Il Parco della Pace quindi è stata una compensazione, insufficiente, ma ricca di cose. Sarà uno dei più grandi parchi urbani d’Europa. L’apertura è ormai imminente, e molti in città l’attendono con ansia, soprattutto di questi tempi, quando gli spazi per restare a contatto con la natura e il bello divengono sempre più rari e indispensabili, e l’aria è letteralmente irrespirabile.
Il progetto di realizzazione va verso la sua conclusione, ma in questi 4 anni di amministrazione Rucco, composta da quelle stesse persone che tanto si sono battute per la base americana, quasi nulla si è discusso circa la sua gestione e partecipazione. Anzi, sia in campagna elettorale che dopo non sono mancate le frecciatine, i distinguo, le più o meno celate critiche via via accantonate ora che ci avviciniamo all’inaugurazione e alla conseguente foto con taglio del nastro.
Nessuna corrispondenza fra progetti di realizzazione e progetti di futura guida del Parco.
È stata annunciata la nuova sede per il COC e per la Protezione Civile, step, fra l’altro, che sono sembrati necessari più a “piantare la propria bandierina” in un progetto in cui non ha mai creduto che a perseguire un cammino di condivisione con la città.
La stella polare che dovrebbe guidare l’Amministrazione è il Protocollo d’Intesa del 7/7/2011, che al punto 2 dell’articolo 5 recita: “Il Comune si impegna a realizzare una nuova infrastruttura pubblica a prevalente vocazione ambientale e ricreativa”
Ambiente e comunità, le due sfide del Parco, che sorge quindi anche con una chiara funzione idrogeologica e con una precisa “mission” sociale.
Cosa ha fatto il Sindaco in questi anni? Cosa succederà una volta terminati i lavori?
Un’area così grande necessita ovviamente un lungo percorso per capire come possa essere vissuta, valorizzata, sorvegliata. In questi anni nulla è stato condiviso con la città, tradendo un obiettivo specifico della riqualificazione dell’area.
Un Parco che dovrà essere vissuto in sinergia con i Comuni contermini, come Caldogno e Costabissara, sono stati coinvolti? Il Sindaco, ricordiamo, è anche Presidente della Provincia.
Un Parco che può essere al centro della candidatura di Vicenza a capitale italiana della cultura. La ricerca delle sementi, delle alberature, il lavoro sull’acqua e il landscape delle nostre montagne che quasi lo “abbracciano”, i resti archeologici ritrovati. Molto c’è da valorizzare, come il nome stesso, portatore di significato e possibile incubatore della “Casa per la Pace”.
Per non parlare della dimensione “eventi”, che tanto manca alla città. Gli hangar e la pista degli eventi ben si prestano a catapultare il Parco in una dimensione non solo provinciale: cosa si sta immaginando? Per non parlare delle opportunità sportive, dall’acqua alle attività naturalistiche, che potrebbero attirare vicentini e turisti.

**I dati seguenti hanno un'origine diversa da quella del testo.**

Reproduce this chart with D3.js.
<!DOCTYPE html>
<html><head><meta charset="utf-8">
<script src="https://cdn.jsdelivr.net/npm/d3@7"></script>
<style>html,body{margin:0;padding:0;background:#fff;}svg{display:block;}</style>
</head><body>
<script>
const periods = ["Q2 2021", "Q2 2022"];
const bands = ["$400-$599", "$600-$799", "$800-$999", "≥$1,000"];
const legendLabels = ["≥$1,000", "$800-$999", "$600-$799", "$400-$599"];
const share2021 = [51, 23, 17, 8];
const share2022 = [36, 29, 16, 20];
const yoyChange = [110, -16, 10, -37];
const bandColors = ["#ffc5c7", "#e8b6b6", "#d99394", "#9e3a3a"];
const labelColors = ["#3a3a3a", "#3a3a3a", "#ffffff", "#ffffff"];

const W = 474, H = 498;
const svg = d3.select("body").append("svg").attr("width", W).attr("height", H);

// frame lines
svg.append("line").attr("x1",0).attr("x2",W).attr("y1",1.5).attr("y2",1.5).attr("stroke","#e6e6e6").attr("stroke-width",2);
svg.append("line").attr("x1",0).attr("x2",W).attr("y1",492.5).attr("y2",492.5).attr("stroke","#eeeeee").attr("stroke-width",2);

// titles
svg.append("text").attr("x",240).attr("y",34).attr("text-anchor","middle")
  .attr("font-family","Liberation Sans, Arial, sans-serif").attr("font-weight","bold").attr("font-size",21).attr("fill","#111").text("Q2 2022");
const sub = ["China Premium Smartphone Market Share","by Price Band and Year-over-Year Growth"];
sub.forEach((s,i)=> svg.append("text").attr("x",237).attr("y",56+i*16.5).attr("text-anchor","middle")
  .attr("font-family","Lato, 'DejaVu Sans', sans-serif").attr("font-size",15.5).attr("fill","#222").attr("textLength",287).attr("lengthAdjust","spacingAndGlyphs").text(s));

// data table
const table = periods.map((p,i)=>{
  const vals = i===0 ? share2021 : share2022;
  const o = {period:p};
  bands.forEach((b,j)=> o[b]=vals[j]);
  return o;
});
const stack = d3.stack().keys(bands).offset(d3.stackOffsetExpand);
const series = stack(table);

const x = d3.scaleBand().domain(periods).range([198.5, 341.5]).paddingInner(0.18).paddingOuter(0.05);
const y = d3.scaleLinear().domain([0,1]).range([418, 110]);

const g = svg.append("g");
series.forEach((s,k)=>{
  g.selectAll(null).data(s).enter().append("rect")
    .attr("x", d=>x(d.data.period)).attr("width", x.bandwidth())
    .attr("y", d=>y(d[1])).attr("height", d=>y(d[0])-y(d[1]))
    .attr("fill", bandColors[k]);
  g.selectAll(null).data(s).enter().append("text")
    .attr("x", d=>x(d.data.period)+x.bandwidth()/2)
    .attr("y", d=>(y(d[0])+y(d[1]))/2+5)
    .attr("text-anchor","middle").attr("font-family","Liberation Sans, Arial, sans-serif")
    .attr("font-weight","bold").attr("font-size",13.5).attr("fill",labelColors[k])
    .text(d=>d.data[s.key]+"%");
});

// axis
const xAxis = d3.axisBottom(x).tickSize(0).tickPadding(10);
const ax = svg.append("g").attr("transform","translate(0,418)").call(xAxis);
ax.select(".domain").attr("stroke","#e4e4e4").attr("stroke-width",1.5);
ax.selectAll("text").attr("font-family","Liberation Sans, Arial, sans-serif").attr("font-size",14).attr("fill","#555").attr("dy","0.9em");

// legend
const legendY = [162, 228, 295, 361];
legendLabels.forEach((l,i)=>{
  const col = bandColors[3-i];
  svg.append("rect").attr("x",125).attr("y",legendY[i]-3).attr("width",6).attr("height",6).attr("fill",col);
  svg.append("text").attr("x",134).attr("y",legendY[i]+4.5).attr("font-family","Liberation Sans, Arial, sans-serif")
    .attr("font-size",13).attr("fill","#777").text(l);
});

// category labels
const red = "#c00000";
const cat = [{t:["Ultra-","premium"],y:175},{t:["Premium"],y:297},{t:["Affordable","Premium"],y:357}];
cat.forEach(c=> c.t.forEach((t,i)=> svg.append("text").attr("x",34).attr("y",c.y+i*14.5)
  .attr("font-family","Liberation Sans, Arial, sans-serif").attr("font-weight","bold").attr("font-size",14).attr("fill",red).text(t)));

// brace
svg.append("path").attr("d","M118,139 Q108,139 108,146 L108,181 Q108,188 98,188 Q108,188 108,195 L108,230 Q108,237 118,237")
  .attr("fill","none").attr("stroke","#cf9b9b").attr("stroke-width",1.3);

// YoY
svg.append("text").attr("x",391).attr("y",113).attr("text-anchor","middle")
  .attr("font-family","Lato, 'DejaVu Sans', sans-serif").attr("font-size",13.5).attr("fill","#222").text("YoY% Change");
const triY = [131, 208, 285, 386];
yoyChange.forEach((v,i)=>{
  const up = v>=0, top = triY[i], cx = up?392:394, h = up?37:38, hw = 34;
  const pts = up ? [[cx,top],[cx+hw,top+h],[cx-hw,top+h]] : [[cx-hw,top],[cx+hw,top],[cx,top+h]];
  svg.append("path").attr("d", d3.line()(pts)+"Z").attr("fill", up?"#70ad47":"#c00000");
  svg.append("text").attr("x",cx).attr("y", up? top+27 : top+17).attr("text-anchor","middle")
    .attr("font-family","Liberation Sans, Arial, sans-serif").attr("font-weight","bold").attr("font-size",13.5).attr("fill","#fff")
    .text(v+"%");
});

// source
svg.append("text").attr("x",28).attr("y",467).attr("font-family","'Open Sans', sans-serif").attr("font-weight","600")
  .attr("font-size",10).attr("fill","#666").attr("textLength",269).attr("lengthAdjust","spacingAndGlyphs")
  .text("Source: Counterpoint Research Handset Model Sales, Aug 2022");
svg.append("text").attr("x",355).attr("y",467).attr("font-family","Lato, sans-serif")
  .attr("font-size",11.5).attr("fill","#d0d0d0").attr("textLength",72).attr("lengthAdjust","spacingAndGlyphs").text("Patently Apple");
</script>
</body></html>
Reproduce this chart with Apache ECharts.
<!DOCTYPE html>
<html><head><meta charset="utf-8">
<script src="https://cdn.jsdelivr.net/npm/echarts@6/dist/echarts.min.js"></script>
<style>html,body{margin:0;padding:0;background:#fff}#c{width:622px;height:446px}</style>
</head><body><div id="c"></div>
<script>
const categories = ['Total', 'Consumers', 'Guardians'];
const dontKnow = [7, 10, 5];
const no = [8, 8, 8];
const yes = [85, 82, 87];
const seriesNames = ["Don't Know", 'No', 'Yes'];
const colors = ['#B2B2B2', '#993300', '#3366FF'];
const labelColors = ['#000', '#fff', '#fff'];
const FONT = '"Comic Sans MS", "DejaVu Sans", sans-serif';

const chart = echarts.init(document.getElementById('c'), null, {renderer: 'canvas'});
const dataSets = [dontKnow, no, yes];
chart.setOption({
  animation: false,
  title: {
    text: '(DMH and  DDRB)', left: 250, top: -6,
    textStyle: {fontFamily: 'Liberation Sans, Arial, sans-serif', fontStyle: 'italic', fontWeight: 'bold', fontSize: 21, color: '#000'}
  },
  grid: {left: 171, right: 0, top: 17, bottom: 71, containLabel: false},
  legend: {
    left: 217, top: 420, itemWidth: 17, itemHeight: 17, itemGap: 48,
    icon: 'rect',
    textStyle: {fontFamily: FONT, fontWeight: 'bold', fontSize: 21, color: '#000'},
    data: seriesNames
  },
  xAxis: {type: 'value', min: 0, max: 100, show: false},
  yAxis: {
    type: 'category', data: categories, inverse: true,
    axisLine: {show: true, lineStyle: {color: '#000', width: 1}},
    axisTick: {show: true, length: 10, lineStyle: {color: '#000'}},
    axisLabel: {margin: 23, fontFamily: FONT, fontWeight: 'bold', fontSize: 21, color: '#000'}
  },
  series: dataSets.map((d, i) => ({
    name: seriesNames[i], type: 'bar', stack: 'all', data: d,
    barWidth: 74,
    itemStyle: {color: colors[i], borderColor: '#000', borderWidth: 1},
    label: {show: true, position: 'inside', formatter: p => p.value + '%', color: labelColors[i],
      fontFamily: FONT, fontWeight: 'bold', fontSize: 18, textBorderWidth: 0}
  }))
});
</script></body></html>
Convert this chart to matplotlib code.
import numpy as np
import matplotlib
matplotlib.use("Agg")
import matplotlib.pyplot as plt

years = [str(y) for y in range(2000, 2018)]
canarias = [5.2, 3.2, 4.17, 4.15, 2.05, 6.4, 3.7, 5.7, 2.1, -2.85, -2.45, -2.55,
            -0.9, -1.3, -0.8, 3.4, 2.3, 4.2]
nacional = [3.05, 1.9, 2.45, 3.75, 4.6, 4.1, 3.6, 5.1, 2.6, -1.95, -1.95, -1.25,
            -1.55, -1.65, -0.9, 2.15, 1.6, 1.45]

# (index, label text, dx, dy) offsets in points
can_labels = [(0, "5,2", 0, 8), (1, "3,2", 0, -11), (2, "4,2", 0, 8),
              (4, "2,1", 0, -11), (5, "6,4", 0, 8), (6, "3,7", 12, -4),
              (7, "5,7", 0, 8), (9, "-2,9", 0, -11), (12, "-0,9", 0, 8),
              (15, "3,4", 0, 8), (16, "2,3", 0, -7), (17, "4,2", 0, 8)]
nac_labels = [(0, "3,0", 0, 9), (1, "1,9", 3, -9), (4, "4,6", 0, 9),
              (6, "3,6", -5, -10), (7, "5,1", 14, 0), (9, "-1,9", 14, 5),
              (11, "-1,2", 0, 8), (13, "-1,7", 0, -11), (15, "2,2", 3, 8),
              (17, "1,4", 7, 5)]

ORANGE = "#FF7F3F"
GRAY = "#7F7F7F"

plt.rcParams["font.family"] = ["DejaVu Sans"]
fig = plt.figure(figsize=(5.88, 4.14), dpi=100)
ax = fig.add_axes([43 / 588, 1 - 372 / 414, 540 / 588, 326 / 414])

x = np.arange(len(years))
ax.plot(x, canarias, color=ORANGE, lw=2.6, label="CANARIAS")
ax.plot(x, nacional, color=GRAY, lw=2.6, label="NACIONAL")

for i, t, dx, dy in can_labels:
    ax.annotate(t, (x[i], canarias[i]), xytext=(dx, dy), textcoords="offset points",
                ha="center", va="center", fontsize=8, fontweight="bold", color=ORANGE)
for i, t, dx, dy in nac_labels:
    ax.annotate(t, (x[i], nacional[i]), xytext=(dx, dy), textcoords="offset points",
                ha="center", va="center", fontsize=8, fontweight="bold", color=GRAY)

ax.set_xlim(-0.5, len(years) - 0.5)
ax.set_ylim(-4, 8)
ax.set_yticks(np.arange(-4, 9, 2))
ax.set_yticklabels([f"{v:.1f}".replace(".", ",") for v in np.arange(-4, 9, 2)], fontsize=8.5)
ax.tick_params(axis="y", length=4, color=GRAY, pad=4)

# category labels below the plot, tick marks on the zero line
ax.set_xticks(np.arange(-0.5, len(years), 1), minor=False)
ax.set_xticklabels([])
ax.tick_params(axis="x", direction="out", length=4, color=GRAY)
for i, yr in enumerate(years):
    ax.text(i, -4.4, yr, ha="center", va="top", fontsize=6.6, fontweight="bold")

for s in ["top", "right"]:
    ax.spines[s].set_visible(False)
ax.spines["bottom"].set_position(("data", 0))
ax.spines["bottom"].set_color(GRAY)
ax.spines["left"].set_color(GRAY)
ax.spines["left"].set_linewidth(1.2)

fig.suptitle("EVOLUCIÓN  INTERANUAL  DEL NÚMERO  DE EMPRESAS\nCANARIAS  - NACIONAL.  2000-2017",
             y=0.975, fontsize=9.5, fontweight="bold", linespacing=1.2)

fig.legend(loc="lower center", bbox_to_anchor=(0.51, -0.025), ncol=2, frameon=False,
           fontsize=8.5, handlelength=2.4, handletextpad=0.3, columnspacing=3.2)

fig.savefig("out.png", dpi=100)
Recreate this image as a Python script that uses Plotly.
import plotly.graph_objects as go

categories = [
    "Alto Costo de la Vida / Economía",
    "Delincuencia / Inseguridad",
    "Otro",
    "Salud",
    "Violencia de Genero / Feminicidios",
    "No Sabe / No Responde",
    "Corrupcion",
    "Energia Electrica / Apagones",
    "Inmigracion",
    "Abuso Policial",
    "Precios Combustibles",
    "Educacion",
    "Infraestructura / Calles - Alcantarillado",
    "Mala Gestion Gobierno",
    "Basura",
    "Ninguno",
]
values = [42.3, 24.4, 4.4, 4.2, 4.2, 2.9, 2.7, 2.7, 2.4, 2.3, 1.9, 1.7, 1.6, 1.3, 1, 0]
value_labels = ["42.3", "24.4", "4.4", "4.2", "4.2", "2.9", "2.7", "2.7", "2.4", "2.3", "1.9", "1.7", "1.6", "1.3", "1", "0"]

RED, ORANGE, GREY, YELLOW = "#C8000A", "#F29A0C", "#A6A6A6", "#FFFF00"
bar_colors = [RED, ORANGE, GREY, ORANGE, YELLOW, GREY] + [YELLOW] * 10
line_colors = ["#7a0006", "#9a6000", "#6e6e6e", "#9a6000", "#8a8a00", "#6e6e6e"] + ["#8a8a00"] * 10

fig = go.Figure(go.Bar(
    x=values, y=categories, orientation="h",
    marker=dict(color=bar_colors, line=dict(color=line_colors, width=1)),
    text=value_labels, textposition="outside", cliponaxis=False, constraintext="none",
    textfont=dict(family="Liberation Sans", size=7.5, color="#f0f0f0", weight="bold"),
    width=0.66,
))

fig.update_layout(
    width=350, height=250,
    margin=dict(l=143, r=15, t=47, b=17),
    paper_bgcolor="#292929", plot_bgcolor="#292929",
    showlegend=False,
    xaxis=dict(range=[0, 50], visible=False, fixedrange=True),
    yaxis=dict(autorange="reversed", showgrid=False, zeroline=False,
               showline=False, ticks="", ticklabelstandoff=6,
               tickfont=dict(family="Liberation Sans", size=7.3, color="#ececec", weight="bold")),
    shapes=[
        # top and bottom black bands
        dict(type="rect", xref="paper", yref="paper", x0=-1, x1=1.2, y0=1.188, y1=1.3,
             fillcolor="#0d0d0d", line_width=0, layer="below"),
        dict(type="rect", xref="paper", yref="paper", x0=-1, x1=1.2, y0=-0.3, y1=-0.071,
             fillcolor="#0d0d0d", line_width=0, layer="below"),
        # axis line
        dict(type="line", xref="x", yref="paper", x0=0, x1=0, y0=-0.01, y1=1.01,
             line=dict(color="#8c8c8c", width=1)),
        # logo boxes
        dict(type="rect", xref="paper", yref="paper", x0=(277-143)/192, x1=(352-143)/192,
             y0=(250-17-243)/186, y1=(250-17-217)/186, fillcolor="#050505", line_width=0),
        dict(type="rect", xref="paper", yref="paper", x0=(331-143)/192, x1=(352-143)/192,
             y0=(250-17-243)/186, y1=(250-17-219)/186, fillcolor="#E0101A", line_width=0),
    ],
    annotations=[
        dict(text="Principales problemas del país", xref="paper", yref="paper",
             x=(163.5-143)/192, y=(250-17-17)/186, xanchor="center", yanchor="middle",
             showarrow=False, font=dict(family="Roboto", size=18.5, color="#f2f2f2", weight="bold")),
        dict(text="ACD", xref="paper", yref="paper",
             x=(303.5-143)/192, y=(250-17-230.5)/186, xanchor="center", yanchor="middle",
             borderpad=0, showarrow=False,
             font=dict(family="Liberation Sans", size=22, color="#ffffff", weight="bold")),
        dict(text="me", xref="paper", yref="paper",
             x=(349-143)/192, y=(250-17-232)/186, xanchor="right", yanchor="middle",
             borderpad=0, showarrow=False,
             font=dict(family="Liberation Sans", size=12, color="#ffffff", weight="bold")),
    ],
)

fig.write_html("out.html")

Abbiamo sempre auspicato che il Parco potesse incontrare privati e associazioni per un progetto sinergico. Una gestione “in house”, probabilmente insostenibile, andrebbe a penalizzare questo meraviglioso progetto come per altre riqualificazioni sul verde già viste in città poi lentamente lasciate a se stesse.
E cosa dire dei recenti Patti di Collaborazione approvati dal Comune? Un aiuto in questo senso può senz’altro venire da singoli, associazioni, gruppi organizzati o spontanei che sarebbero ben lieti di offrire tempo e competenza siglando accordi con il Comune, al servizio di una cabina di regia che però dev’essere chiara e non può essere improvvisata, o di comodo.
Esiste un’altra Politica che il movimento No Dal Molin, con i propri limiti interni, ha incarnato. Così come chi non condivideva quelle istanze: la voglia di interessarsi, esprimersi e vivere la città.
Rucco non la ignori e dia una risposta.